Il y a quand même des points positifs de cette gouvernance. Lesquels selon vous ?
Je n’en trouve pas. Je ne trouve pas de points positifs de cette gouvernance. Cette gouvernance est une gouvernance meurtrière. Ils empêchent les gens d’aller aux élections et quand ils décident de manifester à main nue, on tire sur eux, on les tue. Les gens souhaitent aller aux élections, ils sont écartés puis jetés en prison, privés de leurs familles, détruisant ainsi leur vie de manière programmée. Et ils choisissent eux-mêmes ceux qui vont compétir contre eux. Ce n’est pas supportable.

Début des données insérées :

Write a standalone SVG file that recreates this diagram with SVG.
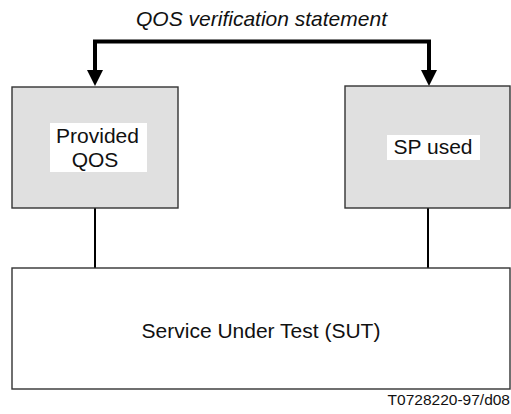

Je ne vois pas de point positif dans cette gouvernance là.
Pourquoi avez- vous décidé de vous opposer en dépit des persécutions ?
Oui on ne meurt pas deux fois, vous le savez très bien. Nous avons décidé depuis notre jeunesse de faire la lutte pour un idéal donné, de faire la lutte pour avoir un Bénin plus juste pour tout le monde. Euh bien, tant que cet idéal n’est pas atteint, vous n’allez pas vous dérober de votre lutte. Moi je n’ai pas voulu le faire. C’est vrai que c’est difficile. C’est vrai que les menaces sont là en permanence. Mais à mon âge, on continue de faire ce qu’on doit faire espérant qu’un jour le bout du tunnel viendra.
Quels sont selon vous les points où vous pensez que le président Talon a failli sur toute la ligne ?
J’ai commencé dire qu’il a détruit les libertés que nous avions dans ce pays. Il a détruit nos acquis démocratiques pour transformer sa gouvernance en une gouvernance de dictature. Nous ne sommes plus en démocratie avec lui, nous sommes en dictature. Et ça je ne peux jamais le lui pardonner. Il a failli sur tous les plans. La gestion de notre économie, il a failli parce qu’il l’a privatisé à son profit. Notre démocratie qui était notre fleuron qui faisait que le Bénin était exemple, il l’a détruite. Les libertés des hommes, il les a détruites. Et sous sa gouvernance, des Béninois sont morts parce que n’ayant plus la capacité de manger 3 fois par jour. Une gouvernance du genre, il faut la bannir.